Re: Review of "The Selfish Meme" part II (1)

From: Kate Distin (memes@distin.co.uk)
Date: Wed 29 Jun 2005 - 18:53:30 GMT

  • Next message: Kate Distin: "Re: Review of "The Selfish Meme" part II (2)"

    Ray Recchia wrote:
    > At 02:59 PM 6/21/2005, you wrote:
    >
    >> Ray Recchia wrote:
    >>
    >>> As I mentioned in the first part of this review, the central focuses
    >>> of "The Selfish Meme" is "meta-representations" and their transmission.
    >>> "Meta-representations" are abstractions, observations about objects
    >>> in the real world removed from specific objects and broadly applicable.
    >>> Being able to recognize something like "color" as a separate property
    >>> of an object and being able to recognize it in many objects would be
    >>> an example of a meta-representation.
    >>
    >>
    >> No - these are just ordinary representations.
    >>
    >>> "Representation systems" such as language and mathematics, allow
    >>> humans to replicate "meta-representations".
    >>
    >>
    >> No - these systems give meaning to representations. We meta-represent
    >> when we abstract information from its current representational system
    >> and re-represent it in another way. So "two" is a representation in
    >> the English language of a particular number. We meta-represent when
    >> we realise that we can also represent that number in different ways:
    >> "deux" (French language), 2 (Arabic numerals), II (Roman numerals), 10
    >> (binary). Meta-representations are representations of
    >> representations, thoughts about how things are represented, the
    >> movement of information from one representational system to another.
    >
    >
    > This is quite a bit different than what I took from the book (and I no
    > longer have it with me). What you now seem to be claiming is that a
    > meta-representation is a process rather than a thing. It the process of
    > comparing different representations in different representation systems
    > and modifying them based on those comparisons.
    >
    > So then memetic reproduction would be the transfer of those processes?
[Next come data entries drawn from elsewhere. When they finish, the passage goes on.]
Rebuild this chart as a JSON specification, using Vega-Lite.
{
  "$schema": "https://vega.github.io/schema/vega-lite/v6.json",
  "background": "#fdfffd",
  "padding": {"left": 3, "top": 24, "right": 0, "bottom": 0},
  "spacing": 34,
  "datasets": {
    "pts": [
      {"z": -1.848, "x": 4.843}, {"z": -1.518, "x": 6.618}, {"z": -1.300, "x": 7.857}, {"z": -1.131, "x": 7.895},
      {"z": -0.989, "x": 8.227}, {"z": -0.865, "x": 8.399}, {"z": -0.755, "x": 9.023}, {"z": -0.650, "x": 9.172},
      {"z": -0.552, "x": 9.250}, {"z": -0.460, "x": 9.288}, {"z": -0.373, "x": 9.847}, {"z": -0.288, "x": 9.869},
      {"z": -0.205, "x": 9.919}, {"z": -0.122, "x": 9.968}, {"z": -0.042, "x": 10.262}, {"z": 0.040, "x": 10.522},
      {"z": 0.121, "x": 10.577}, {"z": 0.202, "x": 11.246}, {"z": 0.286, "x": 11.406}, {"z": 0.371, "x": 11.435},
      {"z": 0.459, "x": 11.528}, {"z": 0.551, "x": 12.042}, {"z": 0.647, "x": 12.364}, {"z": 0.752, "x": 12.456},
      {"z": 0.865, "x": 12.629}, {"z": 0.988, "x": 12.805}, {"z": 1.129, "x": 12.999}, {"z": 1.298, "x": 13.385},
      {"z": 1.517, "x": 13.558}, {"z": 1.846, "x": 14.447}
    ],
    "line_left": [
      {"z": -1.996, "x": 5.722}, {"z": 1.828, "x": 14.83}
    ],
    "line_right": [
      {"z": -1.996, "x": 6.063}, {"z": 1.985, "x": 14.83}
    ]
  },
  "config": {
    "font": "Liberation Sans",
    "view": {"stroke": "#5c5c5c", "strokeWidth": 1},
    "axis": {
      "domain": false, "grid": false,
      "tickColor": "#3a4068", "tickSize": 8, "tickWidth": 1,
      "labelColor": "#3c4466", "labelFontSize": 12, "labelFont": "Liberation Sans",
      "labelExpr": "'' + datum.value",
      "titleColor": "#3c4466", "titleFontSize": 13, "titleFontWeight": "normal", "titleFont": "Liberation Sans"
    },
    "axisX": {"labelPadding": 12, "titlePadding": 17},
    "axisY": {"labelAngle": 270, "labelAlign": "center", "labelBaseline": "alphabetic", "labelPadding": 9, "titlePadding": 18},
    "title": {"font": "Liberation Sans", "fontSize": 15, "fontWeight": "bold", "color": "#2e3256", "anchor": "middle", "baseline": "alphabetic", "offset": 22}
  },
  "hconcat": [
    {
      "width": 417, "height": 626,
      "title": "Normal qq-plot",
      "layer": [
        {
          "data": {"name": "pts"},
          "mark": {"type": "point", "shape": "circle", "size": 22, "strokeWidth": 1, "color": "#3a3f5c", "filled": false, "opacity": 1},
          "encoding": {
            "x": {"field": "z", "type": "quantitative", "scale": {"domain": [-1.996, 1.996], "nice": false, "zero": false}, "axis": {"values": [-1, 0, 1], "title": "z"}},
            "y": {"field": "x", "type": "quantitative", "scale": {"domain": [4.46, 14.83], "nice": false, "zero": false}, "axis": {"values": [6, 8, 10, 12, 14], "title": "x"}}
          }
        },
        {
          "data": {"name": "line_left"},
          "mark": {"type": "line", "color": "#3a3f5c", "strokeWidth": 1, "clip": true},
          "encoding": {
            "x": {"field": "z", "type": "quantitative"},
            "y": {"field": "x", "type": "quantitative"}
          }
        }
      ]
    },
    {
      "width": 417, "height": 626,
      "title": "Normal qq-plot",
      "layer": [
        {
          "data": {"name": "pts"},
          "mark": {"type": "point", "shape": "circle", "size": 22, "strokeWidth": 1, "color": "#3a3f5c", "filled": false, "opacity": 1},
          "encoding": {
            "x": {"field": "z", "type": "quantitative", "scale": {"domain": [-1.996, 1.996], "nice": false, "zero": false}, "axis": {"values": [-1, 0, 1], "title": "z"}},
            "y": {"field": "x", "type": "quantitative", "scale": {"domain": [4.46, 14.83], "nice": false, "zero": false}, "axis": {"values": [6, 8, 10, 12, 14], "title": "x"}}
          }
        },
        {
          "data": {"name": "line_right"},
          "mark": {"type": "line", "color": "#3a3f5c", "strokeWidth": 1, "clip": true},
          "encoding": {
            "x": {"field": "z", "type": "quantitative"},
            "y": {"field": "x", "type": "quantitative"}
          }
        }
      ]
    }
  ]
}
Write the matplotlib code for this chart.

    p. 128: a meta-representation is a representation of "not external objects or events, but other representations." A meta-representation is not a process, but a particular kind of representation: one which represents other representations, rather than something concrete like a table or even something more abstract like a colour.

    >
    > What I took from your book was that a meta-representation was a higher
    > level representation that could be applied broadly to a number of a
    > objects. So for example, "blue" would be a meta-representation because
    > it was a property that applied to a number of different objects. Alex
    > has not only the ability to recognize "blue" and identify it, he can
    > also recognize the concept of "color", which I thought would have been a
    > meta-representation of a meta-representation.
    >

    "Blue" is just a representation like "table". The test is: what is the content of this representation? Only if its content is another representation does that make it a meta-representation.

    I'm going to break there and reply to the rest of your message separately, or this is going to get unmanageably long.